Clearly, storage in the exabyte age won’t start out looking dramatically different than the recent past. There will be a healthy dose of those familiar HDDs whirring in their cases, and tape is also not going away anytime soon. But the exabyte age will start to look different as newer technologies start to infiltrate the storage sphere and data generation patterns demand different approaches to storing and processing data.
The public cloud is growing quickly at the moment, as companies explore new modes of supporting business processes, transition IT spending from Capex to Opex, and drive digital transformation strategies (including big data analytics and ML). Last year Gartner pegged the entire worldwide public cloud market as a $182.4-billion business in 2018, growing at a 12.6 CAGR to $331 billion by 2022. A good chunk of that (though not all of it) is from storage.
While cloud hyperscalers are strategically buying scads of spinning disk to deliver the massive capacity and efficiency that their storage customers demand, enterprises are investing in faster and denser NVMe storage for more tactical storage applications, IDC says. “The growth in endpoint and edge storage will favor solid state, while the core continues to have a voracious appetite for the economical bytes that hard disk drives and tape provide,” the analyst firm says in its 2025 DataSphere report.
TrendForce, a market research firm, estimates that Seagate owns 41% of the market for HDDs, followed by Western Digital at 38% and Toshiba at 21%. While HDD’s share of the overall storage market is declining – and the total number of drives is declining, too — the total capacity of HDD drives is growing steadily, and is forecast to continue growing for the foreseeable future.
During its recent Field Days event, Western Digital shared how it’s looking to continue pushing the limits of what HDDs can offer.
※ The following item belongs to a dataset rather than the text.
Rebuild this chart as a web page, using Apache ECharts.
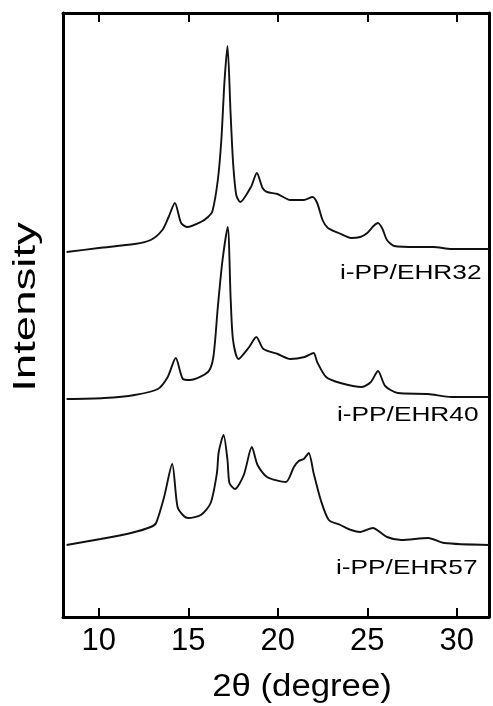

The company is already using helium-filled drives to bolter capacity. Currently, it’s using Shingled Magnetic Recording (SMR) to enable data tracks on HDDs to be layered on top of each other, boosting areal density.
Both Seagate and Western Digital are looking to ship 50TB drives, and eventually 100TB beyond that. Western Digital shared details of its strategy, which is to leverage energy-assisted perpendicular magnetic recording (ePMR) technologies, such as Microwave-Assisted Magnetic Recording (MAMR) and Heat-Assisted Magnetic Recording (HAMR) technologies, to boost the areal density.
“Currently our game plan is … we will deliver SMR and CMR together,” said Carl Che, vice president of HDD Technology for Western Digital. “We have two product generations planned. Beyond that we’ll go to the new energy-assisted technology. We really think with the new technology we’ll be able to reach 50TB in the second half of the decade.”
Western Digital is also working on an architectural innovation called “Zoned Storage” that it thinks will enable better scale and efficiency of storage for both traditional HDD and new NAND technologies.
Essentially, by standardizing the randomization layer that’s built into traditional HDD controllers (and which exist on NAND controllers too), the company is able to create “zoned” areas in the media that are basically distinct namespaces. This technique reduces cost by reducing the need for DRAM resources for each NAND drive, boosts the efficiency of storage, reduces latency, and increase drive endurance by cutting write amplification.
“It allows the customer to control where the data gets located on the SSD,” says Richard New, Western Digital’s vice president of research. “It allows the customer to extract more value from the device by improving the software stack and the interface.”
In terms of architecture, the shift to cloud storage and hybrid computing arrangements is impacting how it all the storage pieces fit together. Enterprises today are demanding the separation of storage and compute, thereby allowing them to grow both separately. This software-defined storage trend has been ongoing for years, but it’s picking up speed as the market has decided that it wants to consume enterprise IT resources using containers.
Much of the growth in data generation (and data storage requirements) comes from unstructured data. Enterprises are on pace to triple the amount of unstructured data stored in file or object storage systems over the next four years, according to Gartner’s recent Magic Quadrant for Distributed File System and Object Storage. What’s more, it found that 40% of infrastructure and operations (I&O) leaders will implement at least one hybrid cloud storage architecture by 2024, up from just 10% last year.
Perhaps the industry’s most poorly kept secret is that much of the unstructured data exists in the form of videos. “Video, as you all know, is driving a tremendous amount of storage,” Yusaf Jamal, Western Digital’s senior vice president of devices and platforms business said at his company’s recent Storage Field Day.
Jamal also identified the rollout of the 5G wireless network as a potential game-changer in data storage and access patterns. “In addition to the core applications like video, we have connected endpoints happening,” he says. “As technology is adapting to how we live in our society, how our health is transitioning to digital health, how are factories are transitioning to smart factories, we have these connected endpoints generating more and more amounts of data that we have to consume.”
All this activity is pushing the estimates for the amount of data that the world will be generating. IDC’s current estimate is that the human race will be sitting on a pile of 103ZB of data by 2023. That creates an extraordinarily rich opportunity for the whole industry, Jamal says.
“As we start looking at how businesses transform themselves and start to get more insights from data, just generating data isn’t enough,” Jamal says. “Having the ability to communicate that data at high speed over wireless and wired technology is a key factor to unlocking the insights that data provides.”